While E/I now claims HUD acted in bad faith, we do not believe the district court was required, on the facts before it, to find that the agency had tried "to avoid embarrassment or thwart the requester." S.Rep. 854, supra, at 19. Within three months of E/I's original request for disclosure of three broad categories of documents, HUD reviewed and partially reversed its outright refusal of the request. It continued to withhold only those documents which it had a colorable legal basis for considering exempt from disclosure. In its initial denial of E/I's request, HUD stated that "(u)pon completion of the Title VI Administrative process we will be pleased to make all of the requested material available to you." To be sure, the agency did not release the requested documents for thirteen months after its compliance review was completed in October 1977, but E/I's FOIA suit had lain dormant from June 7, 1977 until September 8, 1978. The agency released virtually all nonexempt documents within two months of E/I's moving for summary judgment.
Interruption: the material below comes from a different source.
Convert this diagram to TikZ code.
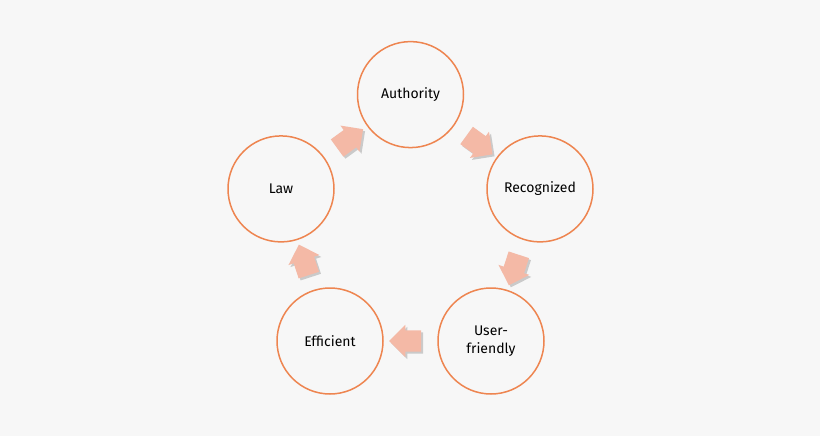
\documentclass[tikz,border=0pt]{standalone}
\usepackage{fontspec}
\setmainfont{Fira Sans}
\usetikzlibrary{shapes.arrows,calc}
\definecolor{bg}{HTML}{F7F7F7}
\definecolor{ring}{HTML}{EE8550}
\definecolor{arrowfill}{HTML}{F4B9A6}
\tikzset{
  stage/.style={circle, draw=ring, line width=1.5pt, fill=bg, minimum size=106pt, inner sep=0pt, align=center, font=\fontsize{14}{17.5}\selectfont, text=black},
  blockarrow/.style={single arrow, fill=arrowfill, draw=none, minimum height=30pt, minimum width=32pt, inner sep=10.5pt, single arrow head extend=5.5pt, single arrow tip angle=90},
  blockshadow/.style={blockarrow, fill=black, opacity=0.18}
}
\begin{document}
\begin{tikzpicture}[x=1pt,y=-1pt]
\fill[bg] (0,0) rectangle (820,436);
\useasboundingbox (0,0) rectangle (820,436);
\node[stage] (auth) at (410.5,94.6) {Authority};
\node[stage] (rec) at (540,188.9) {Recognized};
\node[stage] (user) at (491,341) {User-\\friendly};
\node[stage] (eff) at (330,341) {Efficient};
\node[stage] (law) at (281,188.9) {Law};
% shadows
\node[blockshadow, rotate=-36] (s1) at ($($(auth)!0.5!(rec)$)+(2,2)$) {};
\node[blockshadow, rotate=-108] (s2) at ($($(rec)!0.5!(user)$)+(2,2)$) {};
\node[blockshadow, rotate=180] (s3) at ($($(user)!0.5!(eff)$)+(2,2)$) {};
\node[blockshadow, rotate=108] (s4) at ($($(eff)!0.5!(law)$)+(2,2)$) {};
\node[blockshadow, rotate=36] (s5) at ($($(law)!0.5!(auth)$)+(2,2)$) {};
% arrows
\node[blockarrow, rotate=-36] (a1) at ($(auth)!0.5!(rec)$) {};
\node[blockarrow, rotate=-108] (a2) at ($(rec)!0.5!(user)$) {};
\node[blockarrow, rotate=180] (a3) at ($(user)!0.5!(eff)$) {};
\node[blockarrow, rotate=108] (a4) at ($(eff)!0.5!(law)$) {};
\node[blockarrow, rotate=36] (a5) at ($(law)!0.5!(auth)$) {};
\end{tikzpicture}
\end{document}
Finally, the district court denied E/I's motion, filed pursuant to 5 U.S.C. § 552(a)(4)(F), for a written finding "that the circumstances surrounding the withholding raise questions whether agency personnel acted arbitrarily or capriciously." Denial of the motion was warranted on this record.
Weighing the manifold factors relevant to an award of attorney fees and litigation costs is a task best performed by the court most intimate with the case. Our review is accordingly limited to ensuring that the district court's broad discretion in awarding fees under the FOIA is not abused. We find no such abuse here.